:: WHAT IS REQUIRED ::
From the listing below, pull out the lines that hold "this".

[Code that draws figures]
____________________

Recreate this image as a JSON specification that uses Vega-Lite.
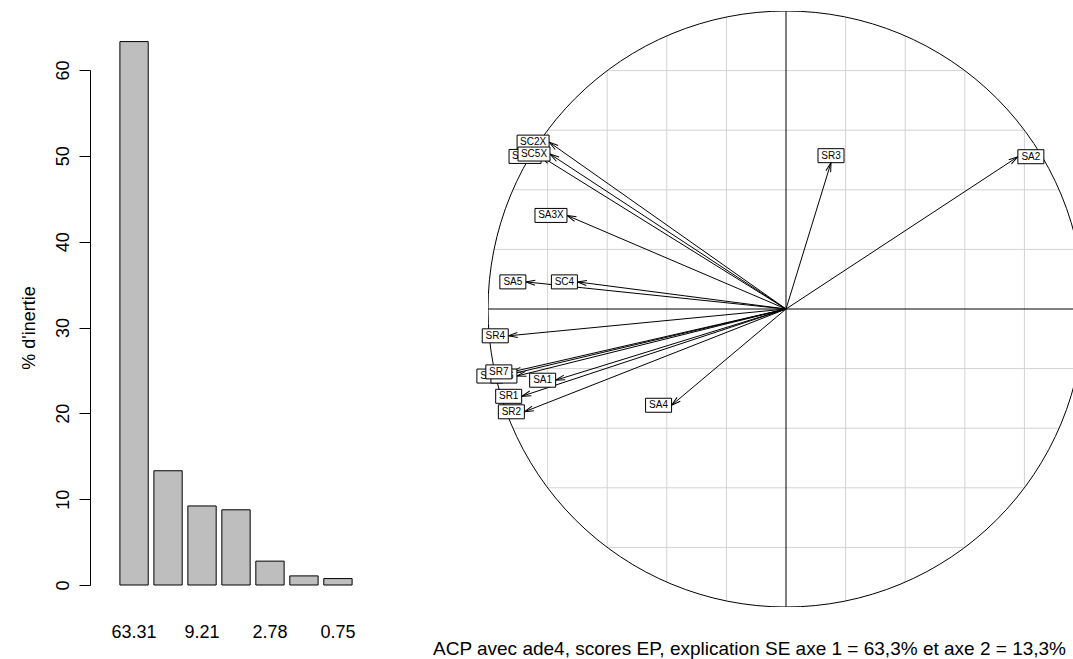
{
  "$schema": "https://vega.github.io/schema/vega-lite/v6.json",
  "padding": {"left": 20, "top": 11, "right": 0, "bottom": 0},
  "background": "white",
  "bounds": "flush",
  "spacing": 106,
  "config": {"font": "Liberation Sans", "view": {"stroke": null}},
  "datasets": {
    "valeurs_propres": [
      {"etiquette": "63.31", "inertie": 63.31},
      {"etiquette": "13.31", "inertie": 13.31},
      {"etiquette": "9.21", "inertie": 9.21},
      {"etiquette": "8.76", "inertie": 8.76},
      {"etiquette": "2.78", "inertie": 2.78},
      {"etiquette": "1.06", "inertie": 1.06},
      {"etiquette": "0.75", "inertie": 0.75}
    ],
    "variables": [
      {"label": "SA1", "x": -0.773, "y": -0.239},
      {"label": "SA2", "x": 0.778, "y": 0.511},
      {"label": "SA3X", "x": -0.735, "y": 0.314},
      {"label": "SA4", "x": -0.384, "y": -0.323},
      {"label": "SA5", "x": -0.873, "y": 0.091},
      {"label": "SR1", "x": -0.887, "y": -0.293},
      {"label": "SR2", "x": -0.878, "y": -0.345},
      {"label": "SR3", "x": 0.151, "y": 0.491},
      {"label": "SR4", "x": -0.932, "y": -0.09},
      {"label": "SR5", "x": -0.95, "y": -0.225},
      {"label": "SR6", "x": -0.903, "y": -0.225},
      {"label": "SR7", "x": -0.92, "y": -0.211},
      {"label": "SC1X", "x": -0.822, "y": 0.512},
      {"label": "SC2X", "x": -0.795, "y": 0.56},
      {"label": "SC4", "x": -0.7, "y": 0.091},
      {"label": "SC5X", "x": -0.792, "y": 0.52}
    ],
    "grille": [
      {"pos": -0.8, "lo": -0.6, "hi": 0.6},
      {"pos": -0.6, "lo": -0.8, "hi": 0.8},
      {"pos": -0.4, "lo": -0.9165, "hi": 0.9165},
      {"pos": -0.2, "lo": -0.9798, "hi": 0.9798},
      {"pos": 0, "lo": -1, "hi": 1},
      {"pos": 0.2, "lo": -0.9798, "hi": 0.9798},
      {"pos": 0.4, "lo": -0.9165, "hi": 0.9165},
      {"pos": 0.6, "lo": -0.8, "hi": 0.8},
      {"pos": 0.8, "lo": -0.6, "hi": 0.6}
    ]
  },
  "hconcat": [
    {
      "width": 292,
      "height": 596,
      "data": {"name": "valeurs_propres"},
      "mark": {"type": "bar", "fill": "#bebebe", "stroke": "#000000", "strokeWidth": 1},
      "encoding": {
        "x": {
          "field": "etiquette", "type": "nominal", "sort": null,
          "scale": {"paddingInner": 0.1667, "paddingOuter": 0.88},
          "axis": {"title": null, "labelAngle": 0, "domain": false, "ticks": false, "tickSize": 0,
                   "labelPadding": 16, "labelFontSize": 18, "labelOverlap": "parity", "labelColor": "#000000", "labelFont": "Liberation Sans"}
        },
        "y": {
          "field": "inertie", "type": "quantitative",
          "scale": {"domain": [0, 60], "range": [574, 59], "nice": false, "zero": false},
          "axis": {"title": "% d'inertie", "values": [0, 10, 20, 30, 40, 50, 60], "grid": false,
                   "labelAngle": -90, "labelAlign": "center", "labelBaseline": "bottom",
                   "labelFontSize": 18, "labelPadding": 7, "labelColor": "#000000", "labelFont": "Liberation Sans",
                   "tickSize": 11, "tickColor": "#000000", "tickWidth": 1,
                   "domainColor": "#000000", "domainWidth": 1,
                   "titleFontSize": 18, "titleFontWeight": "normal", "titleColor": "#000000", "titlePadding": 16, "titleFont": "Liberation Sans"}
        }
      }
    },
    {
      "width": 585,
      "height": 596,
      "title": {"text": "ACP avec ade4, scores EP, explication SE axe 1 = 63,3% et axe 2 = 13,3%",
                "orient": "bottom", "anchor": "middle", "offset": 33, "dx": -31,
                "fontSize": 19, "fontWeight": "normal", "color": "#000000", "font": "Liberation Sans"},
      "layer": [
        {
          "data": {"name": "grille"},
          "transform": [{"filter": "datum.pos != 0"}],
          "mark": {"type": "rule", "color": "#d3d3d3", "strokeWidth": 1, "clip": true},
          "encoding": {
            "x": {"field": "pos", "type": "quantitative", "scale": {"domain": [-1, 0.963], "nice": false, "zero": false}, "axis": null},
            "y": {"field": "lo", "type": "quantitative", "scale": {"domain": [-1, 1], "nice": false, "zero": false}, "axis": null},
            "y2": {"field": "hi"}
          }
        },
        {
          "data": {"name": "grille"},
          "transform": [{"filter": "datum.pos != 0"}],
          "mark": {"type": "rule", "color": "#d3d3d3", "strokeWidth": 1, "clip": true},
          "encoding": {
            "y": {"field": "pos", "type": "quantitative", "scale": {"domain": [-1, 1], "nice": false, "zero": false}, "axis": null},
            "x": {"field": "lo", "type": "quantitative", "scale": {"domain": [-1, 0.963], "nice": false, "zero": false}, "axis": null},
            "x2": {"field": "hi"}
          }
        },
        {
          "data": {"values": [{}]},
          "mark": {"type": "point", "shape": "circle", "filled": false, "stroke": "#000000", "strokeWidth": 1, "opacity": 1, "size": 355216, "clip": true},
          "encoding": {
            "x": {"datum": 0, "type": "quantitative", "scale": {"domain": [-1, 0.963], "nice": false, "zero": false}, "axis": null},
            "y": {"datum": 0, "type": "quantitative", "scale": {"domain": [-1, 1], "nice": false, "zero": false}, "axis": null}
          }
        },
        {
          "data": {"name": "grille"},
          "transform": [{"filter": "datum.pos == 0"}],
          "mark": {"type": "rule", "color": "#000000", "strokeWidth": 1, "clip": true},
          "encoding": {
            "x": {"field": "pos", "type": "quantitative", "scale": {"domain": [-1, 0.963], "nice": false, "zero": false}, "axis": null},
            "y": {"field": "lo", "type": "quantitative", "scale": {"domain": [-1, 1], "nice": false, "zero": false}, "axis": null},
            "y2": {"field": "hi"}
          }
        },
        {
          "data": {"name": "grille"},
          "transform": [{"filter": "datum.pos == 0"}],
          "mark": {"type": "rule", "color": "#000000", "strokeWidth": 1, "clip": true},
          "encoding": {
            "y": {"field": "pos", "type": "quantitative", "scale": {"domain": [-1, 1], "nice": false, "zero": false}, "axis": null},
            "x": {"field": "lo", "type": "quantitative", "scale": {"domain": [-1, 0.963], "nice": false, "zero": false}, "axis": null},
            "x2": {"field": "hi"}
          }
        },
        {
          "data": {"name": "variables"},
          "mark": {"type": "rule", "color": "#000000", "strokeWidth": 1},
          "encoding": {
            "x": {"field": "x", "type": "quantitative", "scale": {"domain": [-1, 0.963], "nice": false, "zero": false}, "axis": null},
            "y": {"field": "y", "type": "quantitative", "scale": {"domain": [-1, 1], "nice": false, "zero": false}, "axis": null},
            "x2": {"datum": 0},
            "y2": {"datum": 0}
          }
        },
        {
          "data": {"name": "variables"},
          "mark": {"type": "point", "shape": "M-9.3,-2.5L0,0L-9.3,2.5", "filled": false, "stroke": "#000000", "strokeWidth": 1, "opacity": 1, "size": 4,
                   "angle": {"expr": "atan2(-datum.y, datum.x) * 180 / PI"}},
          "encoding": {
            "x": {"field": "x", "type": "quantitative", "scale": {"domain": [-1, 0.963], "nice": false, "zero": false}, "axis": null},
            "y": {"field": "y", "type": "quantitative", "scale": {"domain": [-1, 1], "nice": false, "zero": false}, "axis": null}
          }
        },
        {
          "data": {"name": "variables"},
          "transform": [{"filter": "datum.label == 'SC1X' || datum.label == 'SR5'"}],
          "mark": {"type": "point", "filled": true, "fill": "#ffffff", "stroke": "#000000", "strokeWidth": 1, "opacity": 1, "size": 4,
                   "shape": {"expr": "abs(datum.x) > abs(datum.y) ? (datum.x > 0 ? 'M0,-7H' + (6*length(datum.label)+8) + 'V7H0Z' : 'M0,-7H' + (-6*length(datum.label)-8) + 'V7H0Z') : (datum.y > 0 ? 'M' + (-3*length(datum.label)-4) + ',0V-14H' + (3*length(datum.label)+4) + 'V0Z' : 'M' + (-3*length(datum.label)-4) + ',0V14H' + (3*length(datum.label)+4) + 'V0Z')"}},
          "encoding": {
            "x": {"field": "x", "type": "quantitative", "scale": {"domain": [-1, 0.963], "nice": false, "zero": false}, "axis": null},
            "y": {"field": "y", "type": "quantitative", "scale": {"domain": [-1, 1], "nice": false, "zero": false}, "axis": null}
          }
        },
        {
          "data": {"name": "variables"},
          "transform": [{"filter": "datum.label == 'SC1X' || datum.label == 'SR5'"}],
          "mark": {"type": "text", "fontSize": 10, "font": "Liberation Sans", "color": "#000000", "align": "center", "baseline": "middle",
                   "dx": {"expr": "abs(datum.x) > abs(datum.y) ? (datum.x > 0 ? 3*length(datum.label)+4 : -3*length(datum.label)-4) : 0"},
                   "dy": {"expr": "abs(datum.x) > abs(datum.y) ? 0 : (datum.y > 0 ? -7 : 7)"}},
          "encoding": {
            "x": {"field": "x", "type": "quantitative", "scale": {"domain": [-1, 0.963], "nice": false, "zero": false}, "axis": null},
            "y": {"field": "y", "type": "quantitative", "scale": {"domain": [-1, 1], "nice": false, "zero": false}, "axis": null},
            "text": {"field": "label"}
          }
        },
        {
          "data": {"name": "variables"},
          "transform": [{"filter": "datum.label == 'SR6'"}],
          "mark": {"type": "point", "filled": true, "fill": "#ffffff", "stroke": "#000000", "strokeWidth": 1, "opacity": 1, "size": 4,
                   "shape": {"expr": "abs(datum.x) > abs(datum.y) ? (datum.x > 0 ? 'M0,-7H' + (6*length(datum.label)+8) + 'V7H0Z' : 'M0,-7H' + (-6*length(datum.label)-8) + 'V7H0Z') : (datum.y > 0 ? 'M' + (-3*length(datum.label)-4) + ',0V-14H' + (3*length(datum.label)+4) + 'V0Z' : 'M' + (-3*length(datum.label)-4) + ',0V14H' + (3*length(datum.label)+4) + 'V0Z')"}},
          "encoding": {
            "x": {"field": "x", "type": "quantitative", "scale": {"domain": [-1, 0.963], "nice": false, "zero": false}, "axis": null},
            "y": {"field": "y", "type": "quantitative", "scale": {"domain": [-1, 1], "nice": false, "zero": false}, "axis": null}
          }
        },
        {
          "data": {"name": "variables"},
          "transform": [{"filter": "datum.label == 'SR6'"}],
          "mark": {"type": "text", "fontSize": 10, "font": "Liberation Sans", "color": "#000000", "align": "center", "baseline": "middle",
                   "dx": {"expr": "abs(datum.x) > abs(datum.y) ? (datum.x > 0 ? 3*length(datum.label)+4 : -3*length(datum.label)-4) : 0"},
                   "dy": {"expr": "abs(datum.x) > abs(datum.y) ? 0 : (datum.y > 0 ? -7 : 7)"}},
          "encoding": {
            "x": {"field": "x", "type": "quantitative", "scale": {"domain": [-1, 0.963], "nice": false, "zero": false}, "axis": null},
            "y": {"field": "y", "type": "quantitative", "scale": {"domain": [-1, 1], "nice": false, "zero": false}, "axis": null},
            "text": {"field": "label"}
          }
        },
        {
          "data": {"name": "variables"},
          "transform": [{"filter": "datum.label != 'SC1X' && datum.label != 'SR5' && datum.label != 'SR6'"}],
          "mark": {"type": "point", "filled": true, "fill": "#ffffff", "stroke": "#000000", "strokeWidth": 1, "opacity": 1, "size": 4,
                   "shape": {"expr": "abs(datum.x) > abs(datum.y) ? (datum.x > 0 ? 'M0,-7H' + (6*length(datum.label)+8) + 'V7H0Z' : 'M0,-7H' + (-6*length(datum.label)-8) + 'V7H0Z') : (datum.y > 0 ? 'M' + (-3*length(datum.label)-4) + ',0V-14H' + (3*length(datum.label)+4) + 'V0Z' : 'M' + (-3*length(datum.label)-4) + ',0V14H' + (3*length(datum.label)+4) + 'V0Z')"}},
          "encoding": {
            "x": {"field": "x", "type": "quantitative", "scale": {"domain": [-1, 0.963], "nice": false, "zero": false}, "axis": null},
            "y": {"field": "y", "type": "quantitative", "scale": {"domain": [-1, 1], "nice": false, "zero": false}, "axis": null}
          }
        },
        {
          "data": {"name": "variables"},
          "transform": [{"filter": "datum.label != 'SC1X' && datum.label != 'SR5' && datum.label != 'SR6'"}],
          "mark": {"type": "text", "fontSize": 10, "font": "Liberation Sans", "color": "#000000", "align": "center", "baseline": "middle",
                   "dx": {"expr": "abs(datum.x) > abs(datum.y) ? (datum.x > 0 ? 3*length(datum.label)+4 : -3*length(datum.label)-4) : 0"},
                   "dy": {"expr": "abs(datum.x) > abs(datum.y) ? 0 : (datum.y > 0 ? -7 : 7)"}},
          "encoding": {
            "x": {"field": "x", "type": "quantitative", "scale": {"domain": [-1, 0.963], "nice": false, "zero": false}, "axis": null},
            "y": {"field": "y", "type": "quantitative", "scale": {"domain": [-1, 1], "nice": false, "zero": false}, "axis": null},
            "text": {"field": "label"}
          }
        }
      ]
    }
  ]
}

____________________

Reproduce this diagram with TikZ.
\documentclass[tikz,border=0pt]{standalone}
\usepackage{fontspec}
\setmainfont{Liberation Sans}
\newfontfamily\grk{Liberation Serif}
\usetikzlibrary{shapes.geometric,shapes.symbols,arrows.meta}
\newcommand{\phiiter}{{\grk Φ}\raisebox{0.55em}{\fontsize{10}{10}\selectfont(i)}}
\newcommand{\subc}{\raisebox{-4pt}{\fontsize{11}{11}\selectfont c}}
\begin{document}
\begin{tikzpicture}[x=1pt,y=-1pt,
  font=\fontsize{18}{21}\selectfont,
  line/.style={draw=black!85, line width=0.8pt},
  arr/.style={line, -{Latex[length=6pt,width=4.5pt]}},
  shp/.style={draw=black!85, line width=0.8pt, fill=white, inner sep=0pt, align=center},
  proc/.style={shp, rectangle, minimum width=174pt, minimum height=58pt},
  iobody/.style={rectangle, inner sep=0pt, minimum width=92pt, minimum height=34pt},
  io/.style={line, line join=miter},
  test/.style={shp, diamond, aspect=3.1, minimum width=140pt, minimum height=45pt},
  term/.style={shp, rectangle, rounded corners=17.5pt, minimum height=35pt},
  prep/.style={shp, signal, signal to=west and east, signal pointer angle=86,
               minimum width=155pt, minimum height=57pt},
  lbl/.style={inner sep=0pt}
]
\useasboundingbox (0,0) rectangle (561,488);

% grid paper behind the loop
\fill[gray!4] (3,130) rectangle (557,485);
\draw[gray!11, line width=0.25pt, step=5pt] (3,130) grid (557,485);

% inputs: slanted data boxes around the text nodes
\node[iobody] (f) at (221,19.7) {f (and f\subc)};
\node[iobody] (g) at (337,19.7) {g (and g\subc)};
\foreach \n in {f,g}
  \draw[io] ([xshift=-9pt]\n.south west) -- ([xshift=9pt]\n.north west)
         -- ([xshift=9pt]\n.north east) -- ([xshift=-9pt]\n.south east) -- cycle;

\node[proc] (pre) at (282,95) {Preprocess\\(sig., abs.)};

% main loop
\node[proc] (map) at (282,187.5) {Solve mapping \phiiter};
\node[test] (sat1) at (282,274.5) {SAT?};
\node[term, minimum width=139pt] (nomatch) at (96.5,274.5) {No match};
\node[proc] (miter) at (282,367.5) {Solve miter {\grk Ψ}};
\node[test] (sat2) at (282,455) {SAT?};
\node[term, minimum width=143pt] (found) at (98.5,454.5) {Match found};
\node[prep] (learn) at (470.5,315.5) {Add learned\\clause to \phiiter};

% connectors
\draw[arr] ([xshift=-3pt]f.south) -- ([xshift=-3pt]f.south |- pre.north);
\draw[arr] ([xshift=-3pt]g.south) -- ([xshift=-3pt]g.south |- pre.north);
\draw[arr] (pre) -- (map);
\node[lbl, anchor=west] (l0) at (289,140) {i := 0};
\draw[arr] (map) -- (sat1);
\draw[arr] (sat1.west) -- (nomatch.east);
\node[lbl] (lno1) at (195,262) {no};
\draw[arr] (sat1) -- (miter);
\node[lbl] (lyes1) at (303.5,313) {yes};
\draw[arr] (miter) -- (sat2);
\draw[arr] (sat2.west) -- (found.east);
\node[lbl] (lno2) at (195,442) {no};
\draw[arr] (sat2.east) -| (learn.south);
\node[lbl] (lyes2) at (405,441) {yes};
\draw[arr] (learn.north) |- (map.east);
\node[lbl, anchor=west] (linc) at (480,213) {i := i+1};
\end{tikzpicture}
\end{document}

____________________

:: TASK RESPONSE ::
Recreate this image as a JSON specification that uses Vega-Lite.
Reproduce this diagram with TikZ.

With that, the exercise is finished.